The following proposition shows that $x^{\gamma_1}, \dots x^{\gamma_n}$ are indeed always linearly independent if $x \in \mathbb{R}^n$ has $n$ mutually distinct strictly positive entries.

Proposition. For all real numbers $\gamma_1 < \dots < \gamma_n$ (be they positive or not) and each tuple $0 \not= (\alpha_1, \dots, \alpha_n) \in \mathbb{R}^n$ the function $$ f_n: (0,\infty) \ni t \mapsto \alpha_1 t^{\gamma_1} + \dots + \alpha_n t^{\gamma_n} \in \mathbb{R} $$ has at most $n-1$ distinct zeros (by "distinct" I mean that we do not count multiplicities of zeros).

Proof. We show the proposition by induction. The assertion is obvious for $n = 1$, so assume that the claim has been proved for some $n \in \mathbb{N}$ and consider $n+1$ terms now.

Assume that $f_{n+1}$ has at least $n+1$ distinct zeros in $(0,\infty)$. Then all the coefficients $\alpha_1, \dots, \alpha_{n+1}$ are non-zero (otherwise $f_{n+1}$ would be a non-trivial linear combination of $n$ terms with at least $n+1$ zeros).

The function $t^{-\gamma_1}f_{n+1}(t)$ also has at least $n+1$ distinct zeros, and hence, its derivative $(t^{-\gamma_1}f_{n+1}(t))'$ has at least $n$ distinct zeros (as a consequence of Rolle's theorem). This is a contradiction since $(t^{-\gamma_1}f_{n+1}(t))'$ is a non-trivial linear combination of the $n$ terms $t^{\gamma_2-\gamma_1-1}, \dots, t^{\gamma_{n+1}-\gamma_1 - 1}$.

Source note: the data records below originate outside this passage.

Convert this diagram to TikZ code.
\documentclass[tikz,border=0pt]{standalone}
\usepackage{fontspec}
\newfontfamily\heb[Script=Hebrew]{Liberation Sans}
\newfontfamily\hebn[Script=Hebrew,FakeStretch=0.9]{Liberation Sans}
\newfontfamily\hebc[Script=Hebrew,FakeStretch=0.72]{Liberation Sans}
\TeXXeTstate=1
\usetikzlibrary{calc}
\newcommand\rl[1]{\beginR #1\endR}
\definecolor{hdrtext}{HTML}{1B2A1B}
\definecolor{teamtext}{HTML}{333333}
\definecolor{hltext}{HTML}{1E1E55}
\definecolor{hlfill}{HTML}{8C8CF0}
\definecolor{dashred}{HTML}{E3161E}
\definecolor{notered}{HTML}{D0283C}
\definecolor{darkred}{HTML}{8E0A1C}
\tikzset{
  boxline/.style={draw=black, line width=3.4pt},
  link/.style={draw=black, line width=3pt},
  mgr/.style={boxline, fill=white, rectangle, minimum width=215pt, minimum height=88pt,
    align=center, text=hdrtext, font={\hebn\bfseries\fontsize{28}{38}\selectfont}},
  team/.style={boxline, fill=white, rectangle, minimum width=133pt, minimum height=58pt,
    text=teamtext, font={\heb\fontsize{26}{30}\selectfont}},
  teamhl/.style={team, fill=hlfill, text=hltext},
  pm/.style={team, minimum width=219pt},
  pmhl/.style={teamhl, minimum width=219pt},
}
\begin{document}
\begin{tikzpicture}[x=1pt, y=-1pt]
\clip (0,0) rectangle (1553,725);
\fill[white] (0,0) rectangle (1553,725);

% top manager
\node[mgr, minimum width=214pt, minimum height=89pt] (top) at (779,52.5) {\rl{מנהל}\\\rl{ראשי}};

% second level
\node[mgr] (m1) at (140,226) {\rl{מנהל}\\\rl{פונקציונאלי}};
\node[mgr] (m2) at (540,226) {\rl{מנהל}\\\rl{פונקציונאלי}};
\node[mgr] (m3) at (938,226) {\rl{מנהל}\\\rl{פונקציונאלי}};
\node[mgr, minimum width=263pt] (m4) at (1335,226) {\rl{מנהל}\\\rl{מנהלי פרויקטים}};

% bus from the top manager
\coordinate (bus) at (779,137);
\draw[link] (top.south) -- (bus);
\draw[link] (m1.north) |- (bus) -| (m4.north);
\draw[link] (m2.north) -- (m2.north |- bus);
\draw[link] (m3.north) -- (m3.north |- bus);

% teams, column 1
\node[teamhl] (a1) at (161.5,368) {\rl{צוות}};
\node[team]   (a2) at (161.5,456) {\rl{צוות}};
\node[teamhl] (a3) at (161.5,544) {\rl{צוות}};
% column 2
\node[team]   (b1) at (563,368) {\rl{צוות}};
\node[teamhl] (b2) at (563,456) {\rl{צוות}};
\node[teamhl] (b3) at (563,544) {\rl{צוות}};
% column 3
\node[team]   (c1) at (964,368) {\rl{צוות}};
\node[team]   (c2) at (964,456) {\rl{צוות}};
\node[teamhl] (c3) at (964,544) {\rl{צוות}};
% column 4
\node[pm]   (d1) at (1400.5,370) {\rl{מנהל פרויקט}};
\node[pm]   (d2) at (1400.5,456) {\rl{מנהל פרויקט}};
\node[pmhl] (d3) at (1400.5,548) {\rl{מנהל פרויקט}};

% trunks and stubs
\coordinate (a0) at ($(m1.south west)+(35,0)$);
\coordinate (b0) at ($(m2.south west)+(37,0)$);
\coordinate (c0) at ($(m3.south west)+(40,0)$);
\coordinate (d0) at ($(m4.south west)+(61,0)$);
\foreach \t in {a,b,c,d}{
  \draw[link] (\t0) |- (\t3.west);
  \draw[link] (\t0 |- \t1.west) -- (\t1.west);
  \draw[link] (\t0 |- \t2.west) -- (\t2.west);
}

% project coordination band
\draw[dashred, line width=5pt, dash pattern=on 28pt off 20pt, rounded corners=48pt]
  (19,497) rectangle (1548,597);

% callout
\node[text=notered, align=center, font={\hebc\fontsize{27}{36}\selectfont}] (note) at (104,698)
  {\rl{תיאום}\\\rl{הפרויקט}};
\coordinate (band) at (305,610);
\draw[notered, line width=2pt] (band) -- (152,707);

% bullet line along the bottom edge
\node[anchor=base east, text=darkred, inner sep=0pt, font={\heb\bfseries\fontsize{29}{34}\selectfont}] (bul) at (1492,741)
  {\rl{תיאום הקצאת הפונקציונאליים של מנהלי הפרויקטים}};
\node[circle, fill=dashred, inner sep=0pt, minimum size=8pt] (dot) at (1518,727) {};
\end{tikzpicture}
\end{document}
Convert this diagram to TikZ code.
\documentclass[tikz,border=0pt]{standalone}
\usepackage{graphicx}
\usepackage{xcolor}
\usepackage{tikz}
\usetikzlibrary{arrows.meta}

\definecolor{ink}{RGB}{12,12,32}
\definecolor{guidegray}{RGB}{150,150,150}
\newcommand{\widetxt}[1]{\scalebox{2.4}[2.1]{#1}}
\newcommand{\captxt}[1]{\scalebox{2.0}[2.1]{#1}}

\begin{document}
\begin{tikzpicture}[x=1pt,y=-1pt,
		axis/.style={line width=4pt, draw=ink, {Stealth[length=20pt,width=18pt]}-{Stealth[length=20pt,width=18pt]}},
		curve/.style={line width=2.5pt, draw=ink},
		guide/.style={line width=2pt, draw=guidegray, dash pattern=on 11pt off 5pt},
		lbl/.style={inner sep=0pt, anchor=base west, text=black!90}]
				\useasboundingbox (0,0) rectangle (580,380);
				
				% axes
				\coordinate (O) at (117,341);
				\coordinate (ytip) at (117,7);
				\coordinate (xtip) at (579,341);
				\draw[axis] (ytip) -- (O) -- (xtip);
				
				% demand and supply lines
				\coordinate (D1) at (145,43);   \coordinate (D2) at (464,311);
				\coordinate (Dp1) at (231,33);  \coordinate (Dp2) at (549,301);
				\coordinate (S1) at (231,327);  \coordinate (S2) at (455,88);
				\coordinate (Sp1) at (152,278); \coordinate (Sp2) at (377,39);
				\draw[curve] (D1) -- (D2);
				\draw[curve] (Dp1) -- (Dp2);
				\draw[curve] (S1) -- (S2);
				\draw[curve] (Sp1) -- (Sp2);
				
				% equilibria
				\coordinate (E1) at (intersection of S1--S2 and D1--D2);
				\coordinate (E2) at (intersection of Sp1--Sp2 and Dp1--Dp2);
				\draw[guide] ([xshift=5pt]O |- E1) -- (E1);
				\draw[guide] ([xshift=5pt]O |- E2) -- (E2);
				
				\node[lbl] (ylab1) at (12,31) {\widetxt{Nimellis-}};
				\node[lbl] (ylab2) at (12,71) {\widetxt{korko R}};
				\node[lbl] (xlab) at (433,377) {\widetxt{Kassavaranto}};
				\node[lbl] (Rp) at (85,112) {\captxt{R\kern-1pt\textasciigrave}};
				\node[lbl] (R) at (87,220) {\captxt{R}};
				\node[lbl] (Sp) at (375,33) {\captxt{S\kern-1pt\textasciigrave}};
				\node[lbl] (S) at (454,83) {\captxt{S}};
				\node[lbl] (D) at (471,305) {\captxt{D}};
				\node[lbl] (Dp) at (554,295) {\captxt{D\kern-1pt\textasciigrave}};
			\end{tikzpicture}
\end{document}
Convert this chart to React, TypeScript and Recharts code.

Remark. It is important in the above proof that we show the result for all real numbers $\gamma_k$ (and not only for positive ones), since even if all $\gamma_k$ are positive we need the induction hypotheses for negative exponents, too. So this is a nice example where strengthening the hypothesis is needed to make induction work..

In the case of integer $\gamma_i$, the determinant is nonzero (in fact, strictly positive). This is proved in Gantmacher, The Theory of Matrices, Vol 2, p99. Gantmacher calls it a "generalized Vandermonde matrix", though that name is also used for a different class of matrices.

Gantmacher's proof uses the properties of polynomials like Rolle's Theorem, so I don't think it will work for non-integer $\gamma_i$. But I bet that case is out there somewhere.

When $\gamma_i$ are rational, let $L$ be the LCM of their denominators. Then a linear dependency would imply that $x_1^{1/L},\dots,x_n^{1/L}$ are zeros of a certain polynomial with at most $n$ nonzero coefficients. However, this contradicts Descartes' rule of signs.